Now, if no stock listed companies from the heart of the German or British economy would purchase these voluntary carbon credits to redress their emissions balancesheet, and people compained, perhaps no-one would notice.

But these companies were, and some still are, invested. They turned a blind eye. They wanted to present results fast. And how dire the situation is, that companies from all sorts of industries were “tricked”, show open-source data that proves it. A case for online OSINT investigators.

The Intel and the business clique

Let's talk about who is involved in this business, voluntary carbon credits? There are the likes of entities such as Verra, an organization (together with a number of others), who issue “Standards” for voluntary carbon credit projects. They then brand them “Verified Carbon Standard” approved.

These organizations usually keep online records and data registries open, so that clients of beneficiaries, who purchased voluntary carbon credits, see what good deed they did.
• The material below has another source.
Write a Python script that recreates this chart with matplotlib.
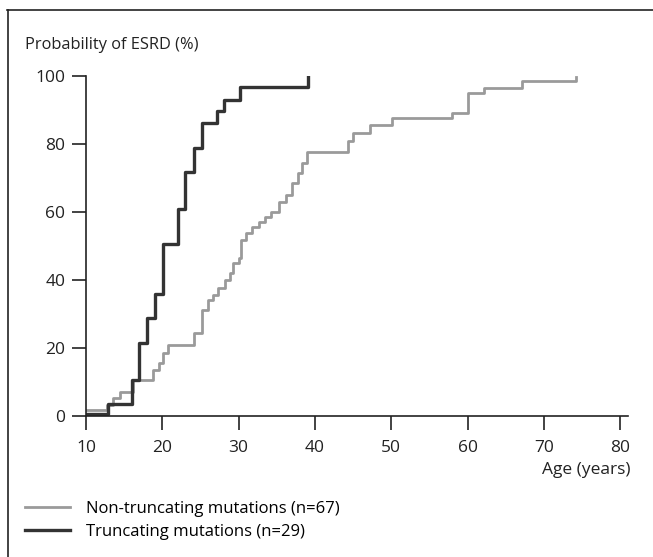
"""Cumulative probability of ESRD by mutation type."""
import matplotlib
matplotlib.use('Agg')
import matplotlib.pyplot as plt
from matplotlib.lines import Line2D

plt.rcParams['font.family'] = ['Open Sans', 'DejaVu Sans']

# step curves (age in years, probability in %)
nontrunc_age = [10, 12.7, 13.5, 14.5, 16.2, 18.8, 19.5, 20.1, 20.8, 24.1,
                25.2, 26.0, 26.7, 27.3, 28.2, 28.9, 29.3, 30.0, 30.3, 30.9,
                31.7, 32.6, 33.5, 34.3, 35.3, 36.2, 37.0, 37.8, 38.3, 38.9,
                44.3, 45.0, 47.2, 50.1, 57.9, 60.1, 62.1, 67.1, 74.2]
nontrunc_pct = [1.8, 3.2, 5.2, 7.1, 10.6, 13.5, 15.5, 18.4, 20.9, 24.3,
                31.1, 34.1, 35.6, 37.5, 40.0, 41.9, 44.9, 46.3, 51.7, 53.7,
                55.6, 57.1, 58.6, 60.0, 63.0, 64.9, 68.4, 71.3, 74.3, 77.7,
                80.9, 83.2, 85.5, 87.5, 89.1, 94.8, 96.5, 98.4, 99.6]

trunc_age = [10, 12.9, 16.0, 17.0, 18.0, 19.0, 20.05, 22.0, 23.0, 24.1,
             25.2, 27.1, 28.1, 30.2, 39.1]
trunc_pct = [0.5, 3.5, 10.6, 21.5, 28.7, 36.0, 50.4, 60.7, 71.6, 78.9,
             86.2, 89.6, 92.9, 96.8, 100]

x_ticks = [10, 20, 30, 40, 50, 60, 70, 80]
y_ticks = [0, 20, 40, 60, 80, 100]

labels = ['Non-truncating mutations (n=67)', 'Truncating mutations (n=29)']

fig = plt.figure(figsize=(6.53, 5.57), dpi=100)
ax = fig.add_axes([0.1317, 0.2531, 0.830, 0.611])

ax.step(nontrunc_age, nontrunc_pct, where='post', color='#9a9a9a',
        linewidth=2.0, label=labels[0])
ax.step(trunc_age, trunc_pct, where='post', color='#333333',
        linewidth=2.4, label=labels[1])

ax.set_xlim(10, 81)
ax.set_ylim(0, 100)
ax.set_xticks(x_ticks)
ax.set_yticks(y_ticks)
ax.spines['top'].set_visible(False)
ax.spines['right'].set_visible(False)
for side in ('left', 'bottom'):
    ax.spines[side].set_color('#222222')
    ax.spines[side].set_linewidth(1.2)
ax.tick_params(direction='out', length=10, width=1.2, colors='#222222',
               labelsize=12.5, pad=5)
ax.tick_params(axis='x', pad=7)

fig.text(25 / 653, 1 - 45 / 557, 'Probability of ESRD (%)', fontsize=11.8,
         color='#222222', va='center', ha='left')
fig.text(630 / 653, 1 - 470 / 557, 'Age (years)', fontsize=12.5,
         color='#222222', va='center', ha='right')

fig.legend(loc='upper left', bbox_to_anchor=(18 / 653, 1 - 494 / 557),
           frameon=False, fontsize=12, handlelength=2.7,
           handletextpad=1.0, labelspacing=0.45, borderaxespad=0)

# frame lines on the left and top of the figure
fig.add_artist(Line2D([7 / 653, 1], [1 - 9.5 / 557] * 2, color='#222222',
                      linewidth=1.2, transform=fig.transFigure))
fig.add_artist(Line2D([7.5 / 653] * 2, [0, 1 - 9.5 / 557], color='#222222',
                      linewidth=1.2, transform=fig.transFigure))

fig.savefig('out.png', dpi=100)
These records show WHICH projects the credits belong to, WHEN they were retired, and often, WHAT they were used for. If you have access to their website (here) or a historical dataset on purchases, then you can track, by year, companies across the global when and how they acquired and used (retired) their credits.

How for instance Volkswagen AG purchased Credits from the “Katingan Peatland Restoration and Conservation Project” to be retired in 2020 and 2021.

Companies such as Volkswagen, who only a few years was heavily affected by the “Volkswagen emissions scandal”, doubled down on purchasing voluntary carbon credits only a few years ago (after the scandal). In the case of credits for the “Katingan Peatland Restoration and Conservation Project” the company obviously got their fingers burned.

Among others, Katingan was heavily criticized by the media and a report by Greenpeace. The company says it didn't know anything about the criticism, that these are old stories anyway, and that it changed its corporate buying policy for carbon credits after the allegations emerged.

Another example is one of Germany’s largest insurance companies, Allianz. It not only appears in records to have purchased and retired many credits in voluntary carbon projects under Verra, that we took a look at — notably the “Rimba Raya Biodiversity Reserve Project, Indonesia”, that showed calculation issues for at least a decade. Allianz was also a shareholder, at least until recently, of a questionable carbon project in the DRC (Congo).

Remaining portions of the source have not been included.